In recent years there had been ongoing efforts, he said, to encourage a papal visit to Poland.

“What is happening now after the collapse of communism in Europe is that people (in Poland) started to get involved with a European (secular) approach to religion,” Bogdziewicz said.

Poland also is enduring a kind of aggression toward established religious traditions and influence.
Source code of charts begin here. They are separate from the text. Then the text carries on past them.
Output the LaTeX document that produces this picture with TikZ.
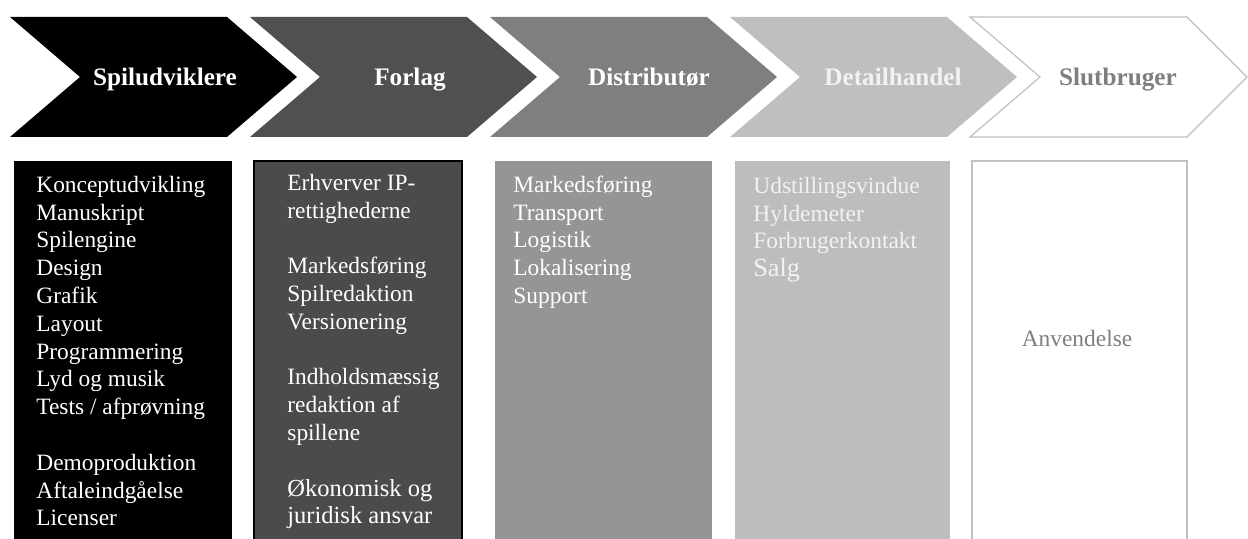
\documentclass[tikz,border=0pt]{standalone}
\usepackage{fontspec}
\setmainfont{Liberation Serif}

\definecolor{stageA}{HTML}{000000}
\definecolor{stageB}{HTML}{505050}
\definecolor{stageC}{HTML}{7F7F7F}
\definecolor{stageD}{HTML}{BFBFBF}
\definecolor{panelB}{HTML}{4B4B4B}
\definecolor{panelC}{HTML}{959595}
\definecolor{panelD}{HTML}{BDBDBD}
\definecolor{rim}{HTML}{C0C0C0}
\definecolor{paletext}{HTML}{F2F2F2}
\definecolor{greytext}{HTML}{7F7F7F}

\newcommand\largerline[1]{{\fontsize{12.25}{13.9}\selectfont #1}}
\newcommand\bigline[1]{{\fontsize{13.1}{13.9}\selectfont #1}}

\begin{document}
\begin{tikzpicture}[x=0.5pt,y=-0.5pt,
  stagehead/.style={font=\fontsize{12.6}{15}\selectfont\bfseries, inner sep=0pt, anchor=base},
  paneltext/.style={font=\fontsize{11.7}{13.9}\selectfont, align=left, anchor=north west, inner sep=0pt},
  outline/.style={draw=rim, line width=0.6pt, fill=white},
]
\useasboundingbox (0,0) rectangle (1248,539);
\clip (0,0) rectangle (1248,539);

% value-chain stages (chevrons)
\fill[stageA] (10,17) -- (227,17) -- (297,77) -- (227,137) -- (10,137) -- (80,77) -- cycle;
\fill[stageB] (250,17) -- (467,17) -- (537,77) -- (467,137) -- (250,137) -- (320,77) -- cycle;
\fill[stageC] (490,17) -- (707,17) -- (777,77) -- (707,137) -- (490,137) -- (560,77) -- cycle;
\fill[stageD] (730,17) -- (947,17) -- (1017,77) -- (947,137) -- (730,137) -- (800,77) -- cycle;
\path[outline] (970,17) -- (1187,17) -- (1247,77) -- (1187,137) -- (970,137) -- (1040,77) -- cycle;

\node[stagehead, text=white] (h1) at (165,86) {Spiludviklere};
\node[stagehead, text=white] (h2) at (410,86) {Forlag};
\node[stagehead, text=white] (h3) at (649,86) {Distributør};
\node[stagehead, text=paletext] (h4) at (893,86) {Detailhandel};
\node[stagehead, text=greytext] (h5) at (1118,86) {Slutbruger};

% task panels below each stage
\fill[stageA] (14,161) rectangle (232,560);
\path[fill=panelB, draw=black, line width=0.6pt] (254,161) rectangle (462,560);
\fill[panelC] (495,161) rectangle (712,560);
\fill[panelD] (735,161) rectangle (950,560);
\path[outline] (972,161) rectangle (1187,560);

\node[paneltext, text=white] (t1) at (36,172.5) {\strut Konceptudvikling\\
  Manuskript\\ Spilengine\\ Design\\ Grafik\\ Layout\\ Programmering\\
  Lyd og musik\\ Tests / afprøvning\\[13.9pt]
  Demoproduktion\\ Aftaleindgåelse\\ Licenser};

\node[paneltext, text=white] (t2) at (287,170.5) {\strut Erhverver IP-\\
  rettighederne\\[13.9pt]
  Markedsføring\\ Spilredaktion\\ Versionering\\[13.9pt]
  Indholdsmæssig\\ redaktion af\\ spillene\\[13.9pt]
  \largerline{Økonomisk og}\\ \largerline{juridisk ansvar}};

\node[paneltext, text=white] (t3) at (513,172.5) {\strut Markedsføring\\
  Transport\\ Logistik\\ Lokalisering\\ Support};

\node[paneltext, text=paletext] (t4) at (753,173.5) {\strut Udstillingsvindue\\
  Hyldemeter\\ Forbrugerkontakt\\ \bigline{Salg}};

\node[font=\fontsize{11.7}{13.9}\selectfont, text=greytext, inner sep=0pt, anchor=base] (t5) at (1077,347) {Anvendelse};
\end{tikzpicture}
\end{document}
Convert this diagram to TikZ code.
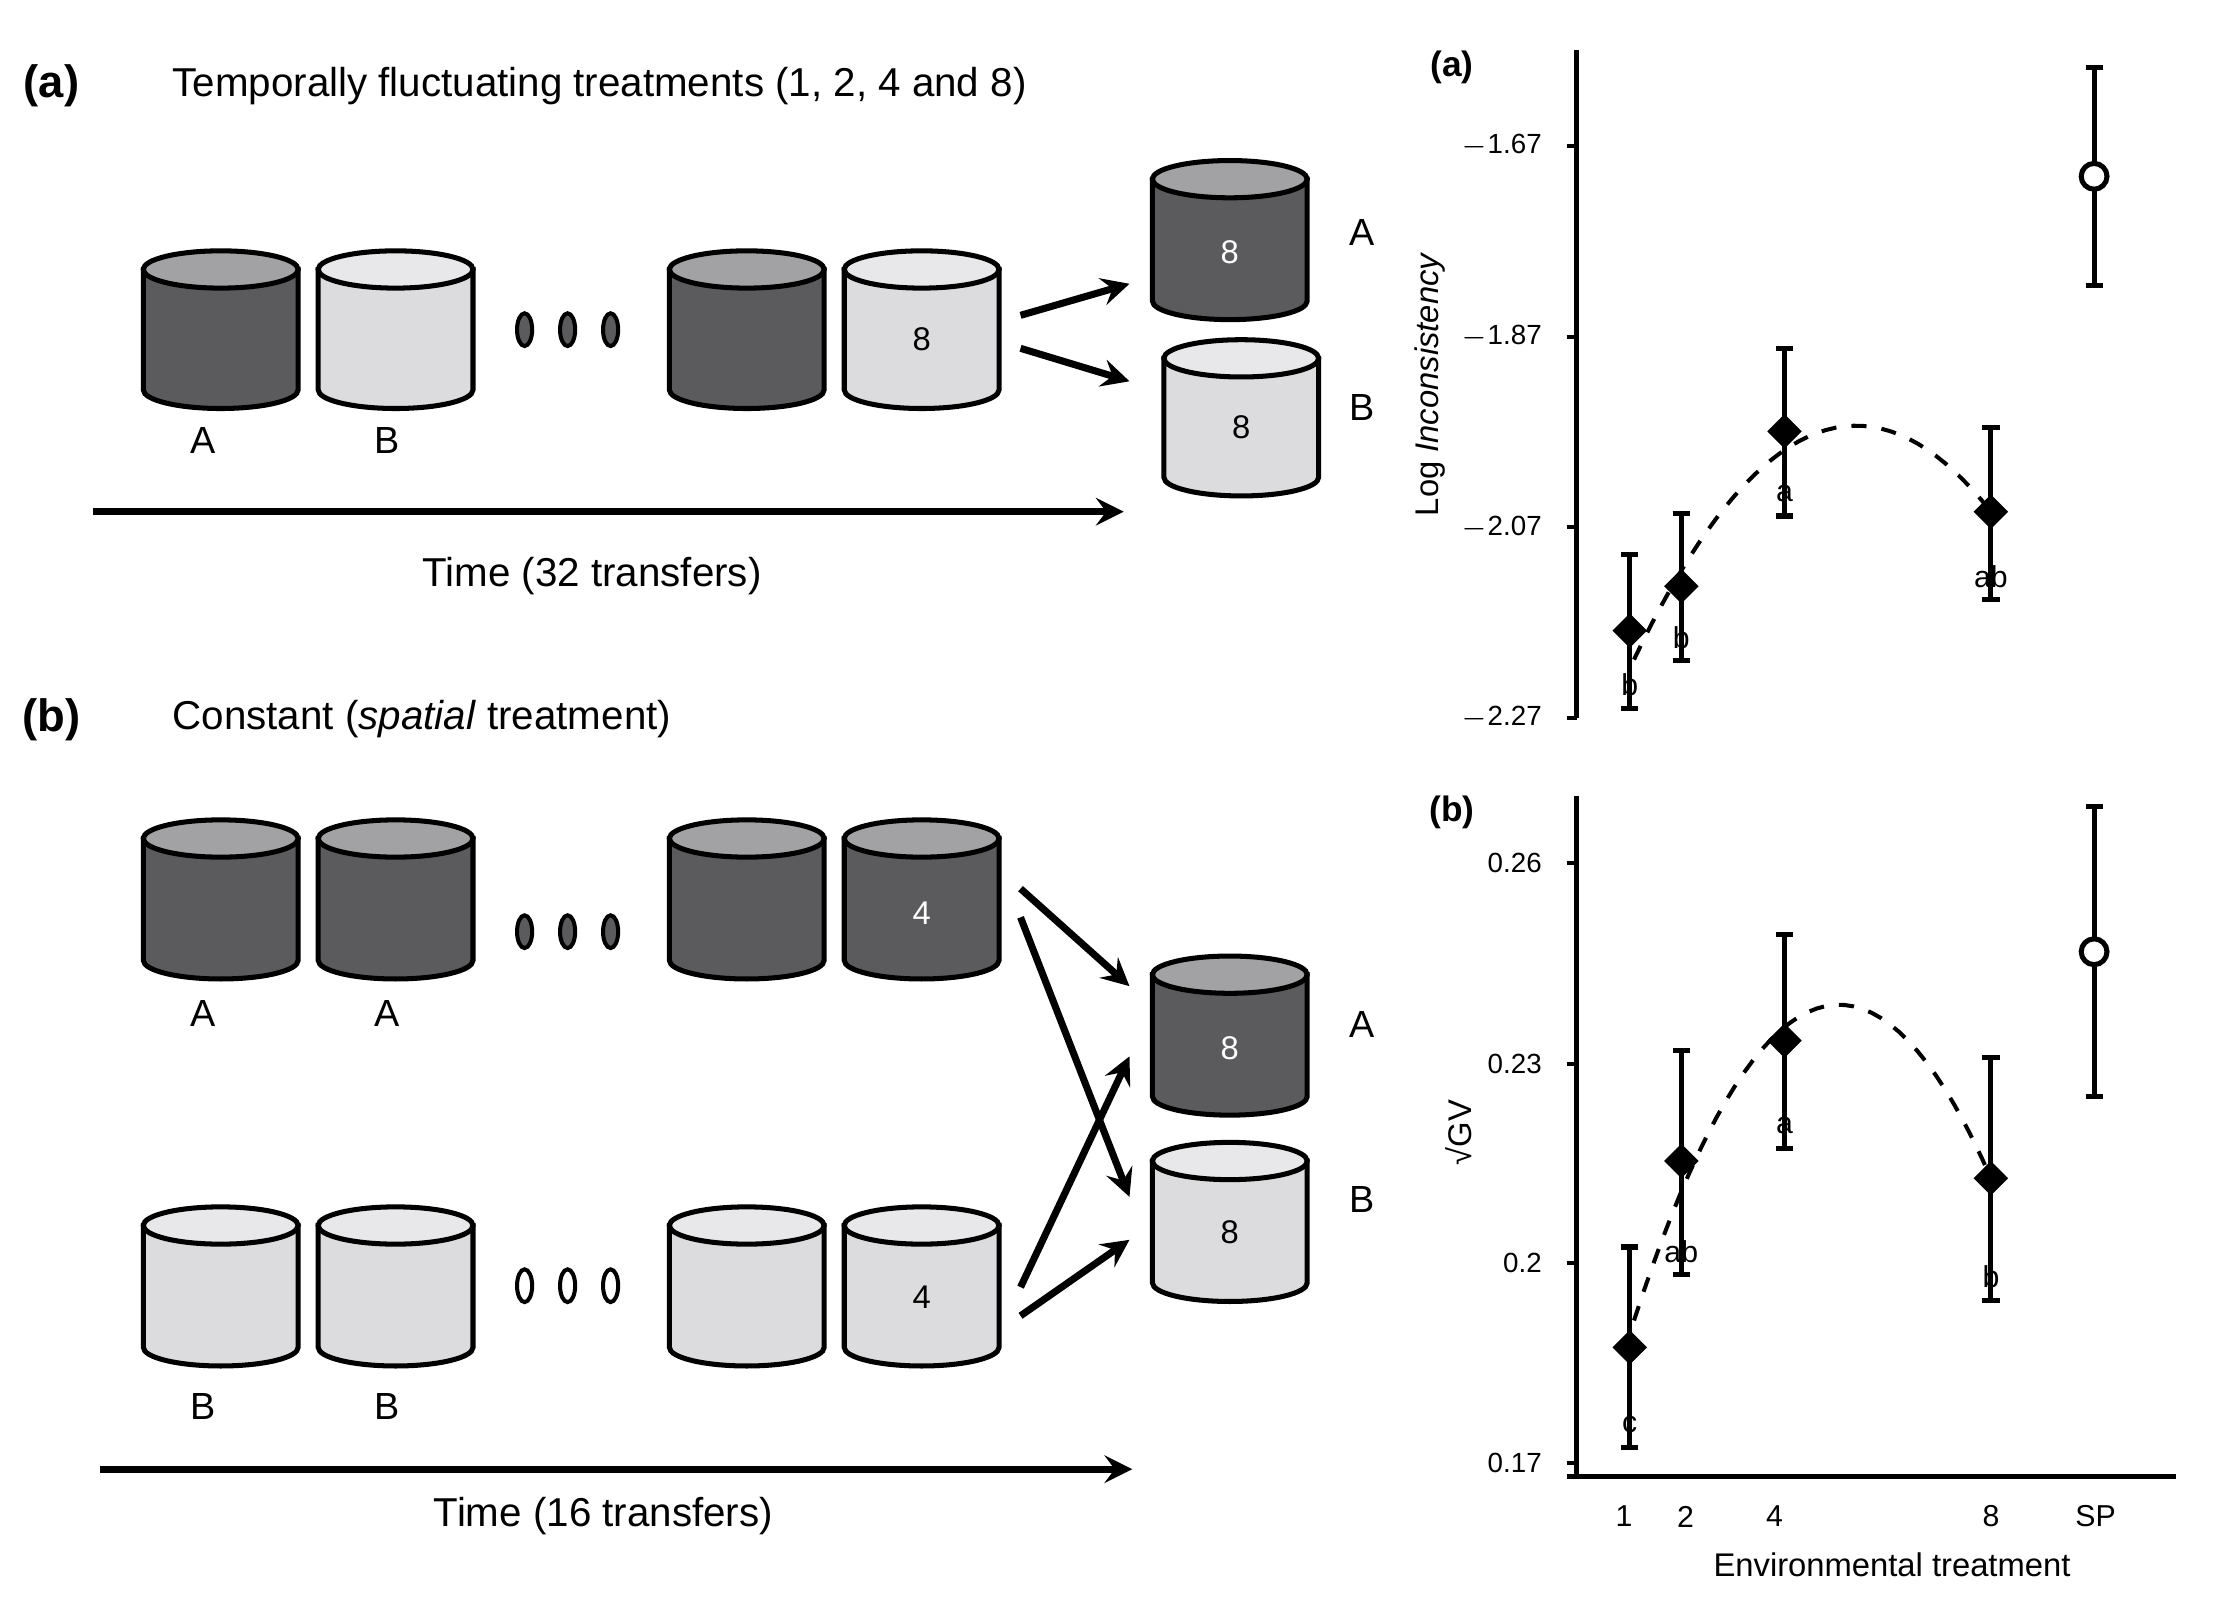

Last year, Bogdziewicz helped gather some 350 local signatures of Polish-Americans in support of millions of Polish citizens who were fighting to preserve a national Catholic radio and TV media in Poland when it was in danger of government interference.

Bogdziewicz noted that WYD Rio showed the world once again how Catholics really are and what they believe at a time when official church membership is slipping in Latin America and Europe.

“There are still vibrant Catholics and young people in Poland, with a good percentage of young people, and (WYD Krakow) could leave a tremendous footprint in Europe,” he said. “There are three years to prepare so there is time; on Polish TV yesterday they were saying ‘we have to start preparing now,’ and combine that with the canonization of John Paul II and it will all come together and spark a light in all Europe.”

Father Klemens Dabrowski of the Society of Christ, pastor of Our Lady of Czestochowa Mission who attended WYD 1993 in Denver, also sees similarities between Popes Francis and John Paul II in terms of their spontaneity and skills with an audience. (Our Lady of Czestochowa last year received a visit from Krakow’s Cardinal Stanislaw Dziwisz, Pope John Paul II’s closest aide.)

“John Paul II was the actor and knew how to deal with the world. When he spoke every word was caught and when he went out of the prepared text every moment and every word was special,” Father Dabrowski said. “Pope Francis is very well known already, very touching for the Polish people and in some way reflecting the personality of John Paul II.”